NASA chief says proposed budget is a 'huge vote of confidence' in the agency
WASHINGTON - This week, U.S. President Donald Trump's administration unveiled its fiscal year 2020 budget. The proposal makes substantial cuts to domestic and international humanitarian programs, but provides more funding for the Department of Defense, Homeland Security, and Veterans Affairs. NASA is also slated to get a bit of a funding bump in requested funds compared to the previous year if the budget proposal is approved by Congress.
“President Trump’s fiscal year 2020 NASA budget is one of the strongest on record for our storied agency. At $21 billion, this budget represents a nearly 6 percent increase over last year’s request and comes at a time of constrained resources across the federal government," said NASA Administrator Jim Bridenstine on Monday. "It also is a huge vote of confidence for all of the agency’s hard work and dedication."
He continued, “We will go to the Moon in the next decade with innovative, new technologies and systems to explore more locations across the lunar surface than ever before. This time, when we go to the Moon, we will stay.
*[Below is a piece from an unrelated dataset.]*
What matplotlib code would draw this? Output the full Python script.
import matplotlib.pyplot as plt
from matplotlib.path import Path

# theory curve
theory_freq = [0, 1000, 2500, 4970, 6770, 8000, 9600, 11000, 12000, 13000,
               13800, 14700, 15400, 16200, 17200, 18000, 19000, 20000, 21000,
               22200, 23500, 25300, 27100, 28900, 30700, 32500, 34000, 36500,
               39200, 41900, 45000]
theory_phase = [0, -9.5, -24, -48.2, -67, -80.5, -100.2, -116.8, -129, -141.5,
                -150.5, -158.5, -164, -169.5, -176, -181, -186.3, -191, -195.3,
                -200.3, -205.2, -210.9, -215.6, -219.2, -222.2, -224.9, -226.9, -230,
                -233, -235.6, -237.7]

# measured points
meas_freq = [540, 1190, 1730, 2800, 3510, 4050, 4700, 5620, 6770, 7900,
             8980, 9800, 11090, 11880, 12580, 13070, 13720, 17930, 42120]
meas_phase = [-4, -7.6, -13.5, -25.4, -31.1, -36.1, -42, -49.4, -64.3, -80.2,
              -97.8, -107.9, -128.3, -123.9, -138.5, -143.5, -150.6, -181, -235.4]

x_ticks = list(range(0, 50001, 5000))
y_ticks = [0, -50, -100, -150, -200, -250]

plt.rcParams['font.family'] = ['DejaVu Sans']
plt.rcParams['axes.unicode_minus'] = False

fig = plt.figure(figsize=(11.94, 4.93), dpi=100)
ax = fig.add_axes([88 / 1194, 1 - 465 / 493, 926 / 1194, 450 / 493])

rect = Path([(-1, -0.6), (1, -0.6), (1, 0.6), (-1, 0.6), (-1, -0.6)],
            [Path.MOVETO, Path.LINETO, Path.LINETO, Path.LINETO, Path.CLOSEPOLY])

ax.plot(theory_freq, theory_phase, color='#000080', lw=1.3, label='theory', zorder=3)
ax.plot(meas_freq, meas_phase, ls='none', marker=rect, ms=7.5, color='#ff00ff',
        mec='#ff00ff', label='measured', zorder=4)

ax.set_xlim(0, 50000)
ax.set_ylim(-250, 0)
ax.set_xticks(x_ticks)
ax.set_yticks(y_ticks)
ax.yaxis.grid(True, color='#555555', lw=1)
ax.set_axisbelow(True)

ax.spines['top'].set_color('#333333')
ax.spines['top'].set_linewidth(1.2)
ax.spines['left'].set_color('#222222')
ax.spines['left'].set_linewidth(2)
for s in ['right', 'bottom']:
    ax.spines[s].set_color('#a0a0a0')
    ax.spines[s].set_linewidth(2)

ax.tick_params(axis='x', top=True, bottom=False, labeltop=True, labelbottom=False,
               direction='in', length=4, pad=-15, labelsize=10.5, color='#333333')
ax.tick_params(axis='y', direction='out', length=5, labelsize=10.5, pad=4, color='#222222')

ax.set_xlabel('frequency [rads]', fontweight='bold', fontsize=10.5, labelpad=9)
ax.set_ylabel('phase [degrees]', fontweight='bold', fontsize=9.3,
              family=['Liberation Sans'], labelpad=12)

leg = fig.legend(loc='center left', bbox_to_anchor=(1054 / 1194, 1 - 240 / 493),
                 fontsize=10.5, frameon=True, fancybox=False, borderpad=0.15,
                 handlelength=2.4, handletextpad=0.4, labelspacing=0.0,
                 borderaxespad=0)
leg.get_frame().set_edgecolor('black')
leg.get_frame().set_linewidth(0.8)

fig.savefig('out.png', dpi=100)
We will use what we learn as we move forward to the Moon to take the next giant leap – sending astronauts to Mars."
In addition to missions outside of Earth, NASA plans to use its budget to continue public/private partnerships in order to launch American astronauts state-side for the first time in nearly a decade.
“This budget will build on our successes in low-Earth orbit to create a sustainable exploration campaign that combines NASA’s expertise with that of our commercial and international partners’. We will continue ushering in a new era of human spaceflight as we launch American astronauts on American rockets from American soil for the first time since 2011," Bridenstine commented. "The Space Launch System, Orion spacecraft, and Gateway will continue to be our backbone for deep space exploration. Beginning with a series of small commercial delivery missions to the Moon as early as this year, we will use new landers, robots and eventually humans by 2028 to conduct science across the entire lunar surface."
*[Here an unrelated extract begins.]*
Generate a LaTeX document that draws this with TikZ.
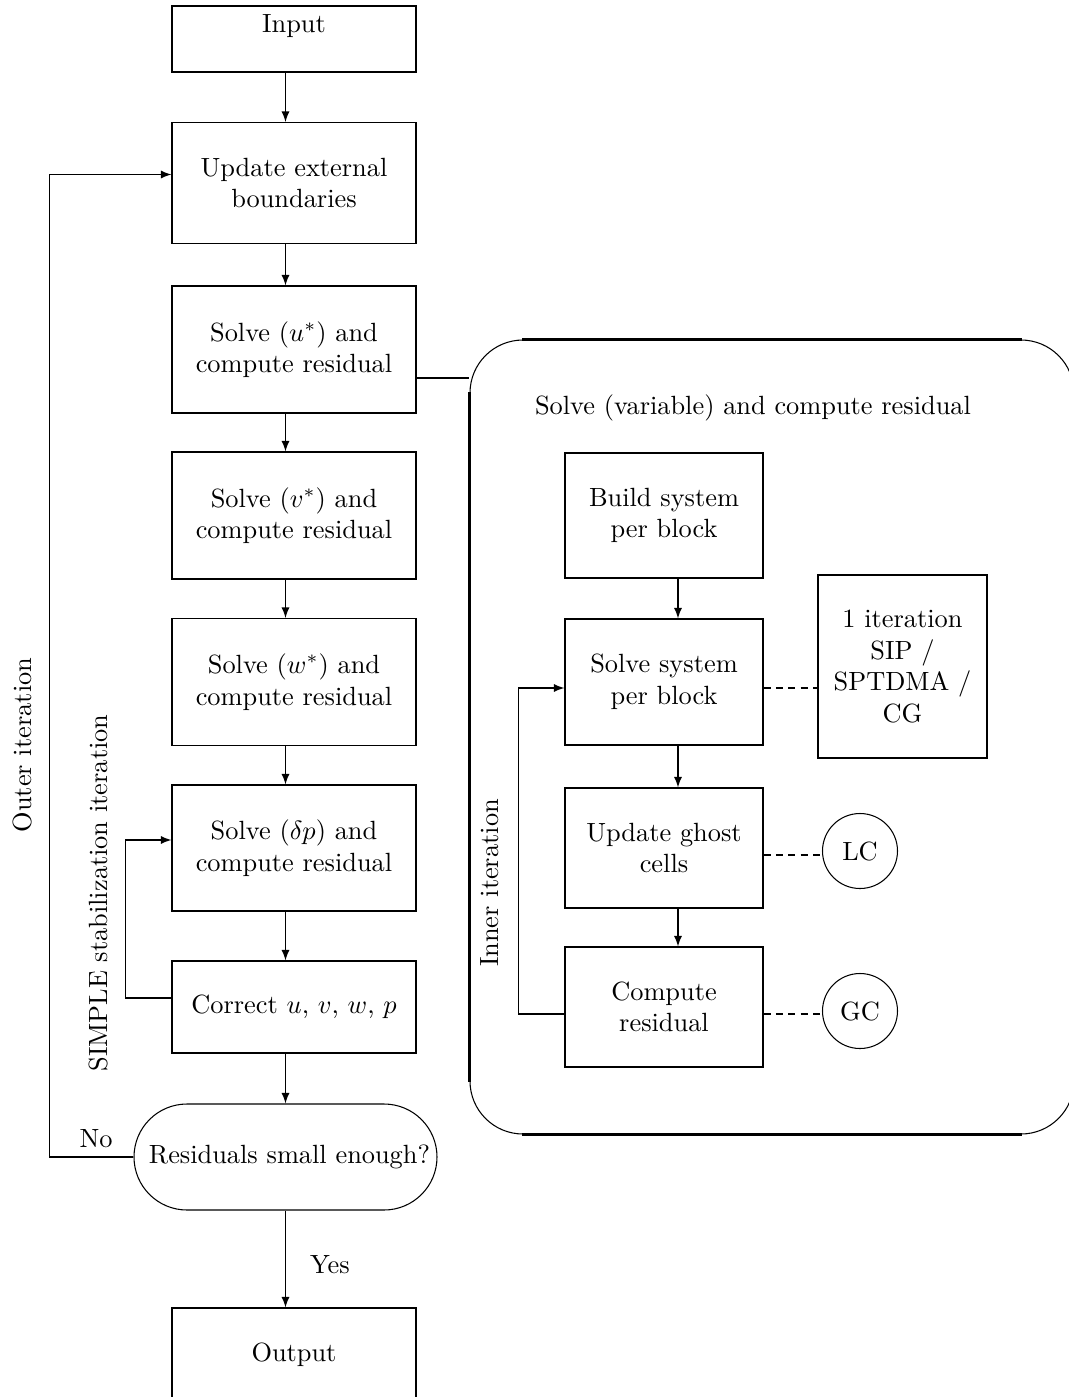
\documentclass[tikz,border=0pt]{standalone}
\usetikzlibrary{calc}
\def\pxu{0.0133333cm}
\begin{document}
\begin{tikzpicture}[x=0.0133333cm, y=-0.0133333cm,
  box/.style={draw, rectangle, align=center, inner sep=0pt},
  arr/.style={-latex},
  dsh/.style={dash pattern=on 2.7pt off 2pt}]
\useasboundingbox (0,0) rectangle (1068,1397);

% left column
\node (input) [box, minimum width=244*\pxu, minimum height=66*\pxu] at (294,39) {};
\node (inputtxt) at (294,26) {Input};
\node (upd) [box, minimum width=244*\pxu, minimum height=121*\pxu] at (294,183) {Update external\\boundaries};
\node (su) [box, minimum width=244*\pxu, minimum height=127*\pxu] at (294,349.5) {Solve $(u^*)$ and\\compute residual};
\node (sv) [box, minimum width=244*\pxu, minimum height=127*\pxu] at (294,515.5) {Solve $(v^*)$ and\\compute residual};
\node (sw) [box, minimum width=244*\pxu, minimum height=127*\pxu] at (294,682) {Solve $(w^*)$ and\\compute residual};
\node (sdp) [box, minimum width=244*\pxu, minimum height=126*\pxu] at (294,848) {Solve $(\delta p)$ and\\compute residual};
\node (corr) [box, minimum width=244*\pxu, minimum height=92*\pxu] at (294,1007) {Correct $u$, $v$, $w$, $p$};
\node (res) [draw, rounded corners=0.7067cm, inner sep=0pt, minimum width=303*\pxu, minimum height=106*\pxu] at (285.5,1157) {\hspace{3pt}Residuals small enough?};
\node (output) [box, minimum width=244*\pxu, minimum height=122*\pxu] at (294,1369) {};
\node (outtxt) at (294,1355) {Output};

\draw[arr] (input.south -| res.center) -- (upd.north -| res.center);
\draw[arr] (upd.south -| res.center) -- (su.north -| res.center);
\draw[arr] (su.south -| res.center) -- (sv.north -| res.center);
\draw[arr] (sv.south -| res.center) -- (sw.north -| res.center);
\draw[arr] (sw.south -| res.center) -- (sdp.north -| res.center);
\draw[arr] (sdp.south -| res.center) -- (corr.north -| res.center);
\draw[arr] (corr.south -| res.center) -- (res.north);
\draw[arr] (res.south) -- (output.north -| res.center);
\node (yes) at (330,1265) {Yes};

% loops on the left
\draw[arr] ($(corr.west)+(0,-9)$) -- ++(-46,0) |- ($(sdp.west)+(0,-8)$);
\draw[arr] (res.west) -- ++(-84,0) |- ($(upd.west)+(0,-8.5)$);
\node (no) at (96,1139) {No};
\node (outer) [rotate=90] at (22,745) {Outer iteration};
\node (simple) [rotate=90] at (98,893) {SIMPLE stabilization iteration};

% container
\node (cont) [draw, rounded corners=0.7067cm, inner sep=0pt, minimum width=604*\pxu, minimum height=794*\pxu] at (772,737) {};
\draw[thick] ($(cont.north west)+(53,0)$) -- ($(cont.north east)+(-53,0)$);
\draw[thick] ($(cont.south west)+(53,0)$) -- ($(cont.south east)+(-53,0)$);
\draw[thick] ($(cont.north west)+(0,53)$) -- ($(cont.south west)+(0,-53)$);
\draw[thick] ($(cont.north east)+(0,53)$) -- ($(cont.south east)+(0,-53)$);
\draw ($(su.east)+(0,28.5)$) -- (cont.west |- {$(su.east)+(0,28.5)$});
\node (title) at (753,408) {Solve (variable) and compute residual};

% right column
\coordinate (rc) at (678,0);
\node (build) [box, minimum width=198*\pxu, minimum height=125*\pxu] at (664,515.5) {Build system\\per block};
\node (solve) [box, minimum width=198*\pxu, minimum height=126*\pxu] at (664,682) {Solve system\\per block};
\node (ghost) [box, minimum width=198*\pxu, minimum height=120*\pxu] at (664,848) {Update ghost\\cells};
\node (comp) [box, minimum width=198*\pxu, minimum height=120*\pxu] at (664,1007) {Compute\\residual};
\node (iter) [box, minimum width=169*\pxu, minimum height=183*\pxu] at (902.5,666.5) {1 iteration\\SIP /\\SPTDMA /\\CG};
\node (lc) [draw, circle, inner sep=0pt, minimum size=75*\pxu] at (860,851) {LC};
\node (gc) [draw, circle, inner sep=0pt, minimum size=75*\pxu] at (860,1011) {GC};

\draw[arr] (build.south -| rc) -- (solve.north -| rc);
\draw[arr] (solve.south -| rc) -- (ghost.north -| rc);
\draw[arr] (ghost.south -| rc) -- (comp.north -| rc);
\draw[dsh] ($(solve.east)+(0,6)$) -- (iter.west |- {$(solve.east)+(0,6)$});
\draw[dsh] ($(ghost.east)+(0,7)$) -- ($(lc.center)+(-37.5,4)$);
\draw[dsh] ($(comp.east)+(0,7)$) -- ($(gc.center)+(-37.5,3)$);
\draw[arr] ($(comp.west)+(0,7)$) -- ++(-46,0) |- ($(solve.west)+(0,6)$);
\node (inner) [rotate=90] at (490,883) {Inner iteration};
\end{tikzpicture}
\end{document}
Opposition to President Trump's budget is likely from the House of Representatives, which is controlled by Democratic representatives for the first time since his inauguration in 2017.
Democratic Rep. Nita Lowey, who leads the House Appropriations Committee that essentially holds the power of the purse for the federal government, quickly shot down the proposal.
“President Trump has somehow managed to produce a budget request even more untethered from reality than his past two,” Lowey said in a statement. “With such misguided priorities, the Trump budget has no chance of garnering the necessary bipartisan support to become law. I am committed to working with my colleagues, both Democrats and Republicans, to write appropriations bills that responsibly fund the government.”
In addition to Democratic opposition, the president is proposing making budget cuts to popular programs like Medicare and community development block grants, which enjoy support on both sides of the aisle.
NASA commands both popularity among the American people and a small portion of the federal budget. According to a Pew Research Center survey completed last spring, 72% of Americans say it is "essential for the U.S. to continue to be a world leader in space exploration," and 65% of respondents see that as an essential role for NASA. Its funding represents just 0.49% of the federal budget, so it seems less likely lawmakers from either side would look to draw significant funding from it to preserve existing programs or expand others.
“With this budget, NASA’s critical work studying our home planet and the Sun will benefit humankind for generations. We will reveal the unknown with missions to Jupiter’s moon Europa and the launch of the James Webb Space Telescope. We will continue planning and developing the first round-trip mission to the Red Planet with Mars Sample Return.
“This budget also continues support for transformative aeronautics technology research. We will make air travel safer, greener and more efficient, and continue pioneering the next generation of supersonic flight," said Bridenstine.
“As we approach the 50th anniversary of Apollo 11 this July, we are moving forward to the Moon and on to Mars, and we want the world to come with us. NASA is everywhere, and we are impacting people’s lives across the globe. As we celebrate the past, let’s inspire our friends and family for the future that we are building," concluded Bridenstine.